マリーゴールドクリニック 山口 トキコ
Q1. 裂肛とはどんな病気ですか?
肛門上皮が切れてできる傷のことで、俗に「切れ痔」といわれています。特に20~40歳代の女性に多くみられます。
Q2. 裂肛の原因は何ですか?
硬い便を無理に出すことで切れやすくなります。毎日排便があっても硬い便や排便間隔が長い便秘の方に多くみられます。また切れた後に下痢が続くと裂肛が治りにくくなります。切れる場所の多くは肛門後方です。その理由は血流が悪く、虚血になりやすいからといわれています。
Q3. どんな症状がありますか?(図1)
図1
①痛み:肛門上皮は肛門周囲の皮膚と同じように痛みを感じます。痛みの程度は個人差があり、排便時だけでなく排便後に長引く強い痛みを伴うこともあります。 ②出血:色は鮮紅色で、量は紙に付く程度で多くはありませんが、便器が真っ赤になることもあります。
Q4. 裂肛が進行するとどうなりますか?(図1)
①肛門狭窄:症状として便が細くなるだけでなく、排便時の強い痛みによって便意を我慢した結果、便が硬くなって傷が潰瘍化するという悪循環に陥ります。 ②見張りいぼ・肛門ポリープ:裂肛をくりかえすとできることがあります。裂肛の外側(肛門皮膚)にできた突起を見張りイボ、内側(裂肛の直腸側)にできた肥大乳頭を肛門ポリープといいますが、痛みはありません。
Q5. 裂肛の治療は?(図1)
①薬物療法:ほとんどの方は薬で良くなります。
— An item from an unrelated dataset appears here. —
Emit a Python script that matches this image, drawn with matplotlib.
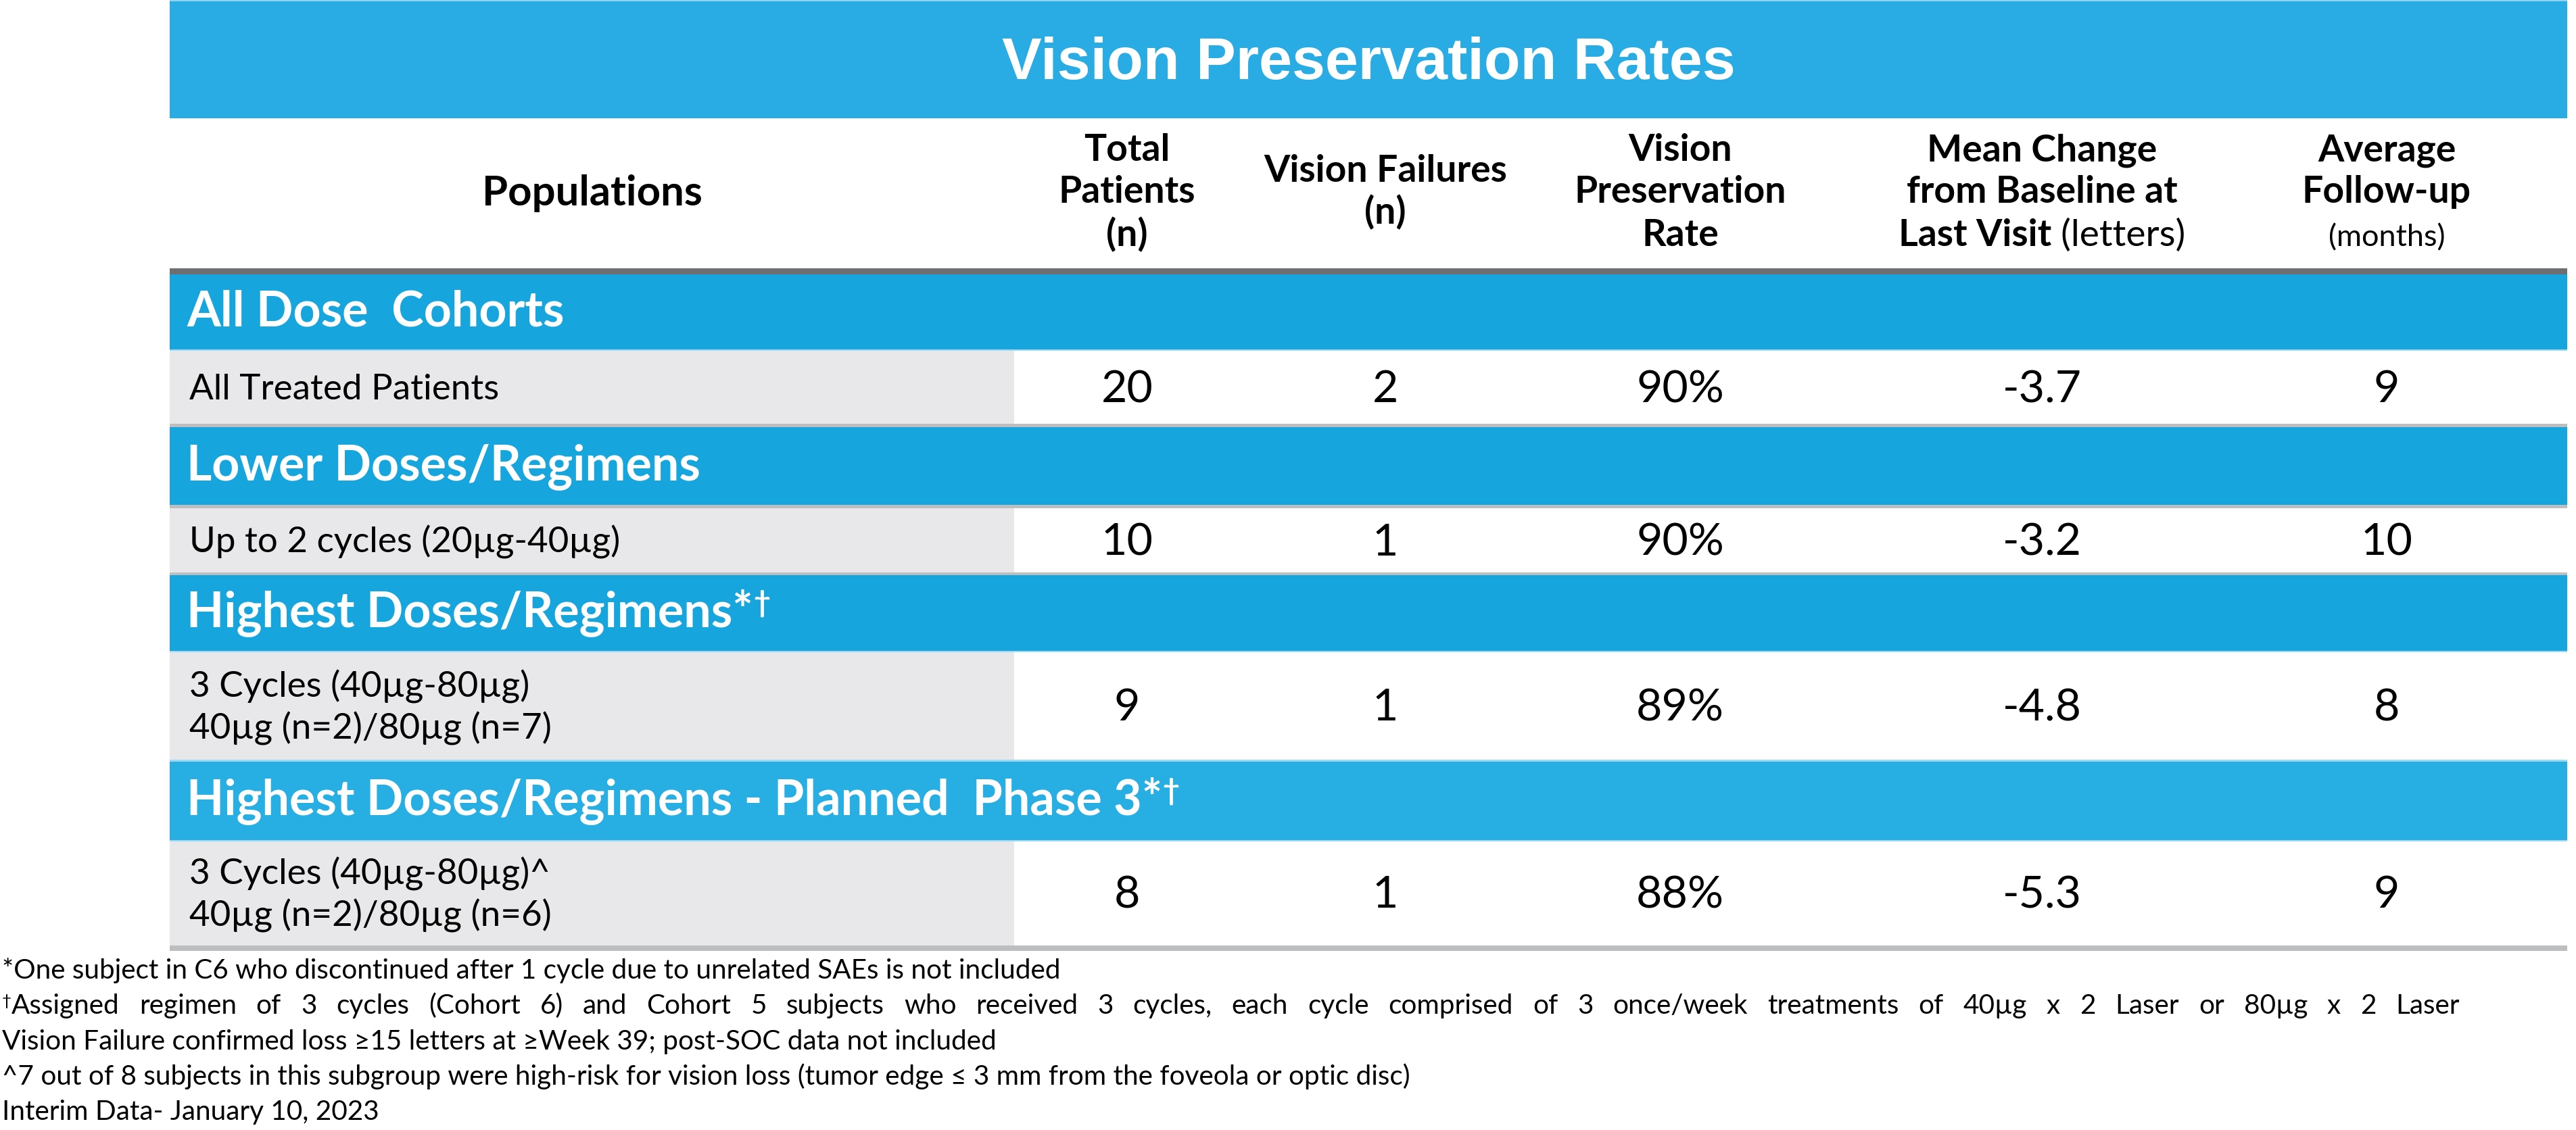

傷が早く治るように注入軟膏や座薬を使用します。外側に塗るだけでは患部に届きません。症状に応じて、痛み止めや抗炎症薬を服用します。治療は第一に便秘対策です。食事療法が基本ですが、軟便剤などの下剤でコントロールすることもあります。 ②手術療法:頻度は少ないですが、肛門狭窄においては拡張術を行うことがあります(表1)。また見張りいぼ・肛門ポリープが気になる場合は、切除を行います。
表1
Q6. 日常生活で気を付けることはありますか?
第一に便通を整えることです。充分な水分や食物繊維、朝食を摂るなど、食生活が基本です。また便意を感じた時にトイレに行き、排便時間は3分以内という正しい排便習慣を身に付けることも大切です。裂肛と症状が似ている病気として、ヘルペス、肛門管癌などがあります。一人で悩まず、気軽に肛門科専門医に相談してください。